Thousands search for jobs in Wentzville hiring fair
September 28, 2013 2:40 pm • By Tim Logan
St. Louis Post-Dispatch

LAKE SAINT LOUIS • They just kept coming, one after another. Wearing pantsuits or shirts and ties. Clutching a portfolio or a handbag. Looking for work.

From Monday until Friday, 8 a.m. to 4 p.m., they filed into the bright and glassy lobby of an office building here, to be greeted by older men with name tags standing by the door and ushered into a waiting area for an interview. Some came way early. Others right on time. But thousands showed up, hoping to land a position with Serco, a government contracting firm which on Nov. 1 will open a processing center up the road in Wentzville for health insurance applications under the Affordable Care Act, and which needs a lot of people to staff it.

So this past week, even as Washington rang with debate about defunding “Obamacare” — as the controversial health insurance program is often called — Serco threw one of the single-biggest job fairs that job-starved St. Louis has seen in too long. More than 3,400 people filed online applications, and 1,100 were invited to interview. Hundreds more came without an invitation and met with the company anyway.
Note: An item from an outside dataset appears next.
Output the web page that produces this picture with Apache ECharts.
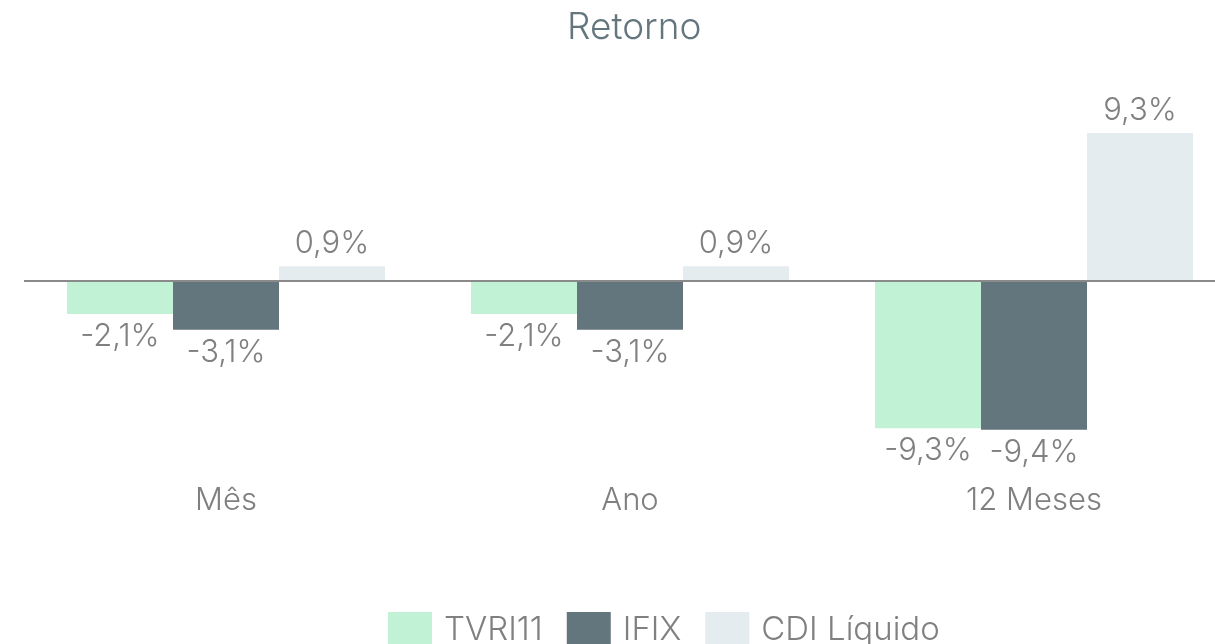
<!DOCTYPE html>
<html>
<head>
<meta charset="utf-8">
<script src="https://cdn.jsdelivr.net/npm/echarts@6/dist/echarts.min.js"></script>
<style>
html,body{margin:0;padding:0;background:#fff;}
#chart{width:1215px;height:644px;}
</style>
</head>
<body>
<div id="chart"></div>
<script>
const categories = ['Mês', 'Ano', '12 Meses'];
const seriesNames = ['TVRI11', 'IFIX', 'CDI Líquido'];
const tvri11 = [-2.1, -2.1, -9.3];
const ifix = [-3.1, -3.1, -9.4];
const cdi = [0.9, 0.9, 9.3];
const colors = ['#c2f2d6', '#63767e', '#e4ecef'];

const FONT = 'Inter';
const labelColor = '#808080';

function fmt(v) {
  return v.toFixed(1).replace('.', ',') + '%';
}

function makeSeries(name, data, color, idx) {
  const s = {
    name: name,
    type: 'bar',
    data: data,
    barWidth: 106,
    barGap: '0%',
    itemStyle: { color: color },
    label: {
      show: true,
      position: 'outside',
      formatter: p => fmt(p.value),
      color: labelColor,
      fontFamily: FONT,
      fontWeight: 300,
      fontSize: 31,
      distance: 7
    }
  };
  if (idx === 0) {
    s.markLine = {
      silent: true,
      symbol: 'none',
      label: { show: false },
      lineStyle: { color: '#8a8a8a', width: 2, type: 'solid' },
      data: [{ yAxis: 0 }],
      z: 10
    };
  }
  return s;
}

const chart = echarts.init(document.getElementById('chart'), null, { renderer: 'canvas' });
const dataSets = [tvri11, ifix, cdi];
chart.setOption({
  animation: false,
  title: {
    text: 'Retorno',
    left: 562,
    top: 4,
    textStyle: { color: '#63767e', fontFamily: FONT, fontWeight: 300, fontSize: 37 }
  },
  legend: {
    bottom: -9,
    left: 383,
    itemWidth: 44,
    itemHeight: 36,
    itemGap: 24,
    icon: 'rect',
    textStyle: { color: labelColor, fontFamily: FONT, fontWeight: 300, fontSize: 33, padding: [0, 0, 0, 7] },
    data: seriesNames
  },
  grid: { left: 24, top: 122, right: -21, height: 349, outerBoundsMode: 'none' },
  xAxis: {
    type: 'category',
    data: categories,
    axisLine: { show: false },
    axisTick: { show: false },
    axisLabel: { color: labelColor, fontFamily: FONT, fontWeight: 300, fontSize: 31, margin: 14 }
  },
  yAxis: {
    type: 'value',
    min: -12,
    max: 10,
    show: false,
    splitLine: { show: false }
  },
  series: seriesNames.map((n, i) => makeSeries(n, dataSets[i], colors[i], i))
});
</script>
</body>
</html>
Serco and its subcontractors hired 790.

“The response has just been awesome,” said Tammy Johnson, Serco’s director of human resources operations. “We’ve been getting a lot of great, talented people coming through the doors.”

The huge response may be in part because of the nature of the jobs, which at $14 to $27 an hour with health insurance and a 401(k) match are better than low-paid alternatives in many industries these days.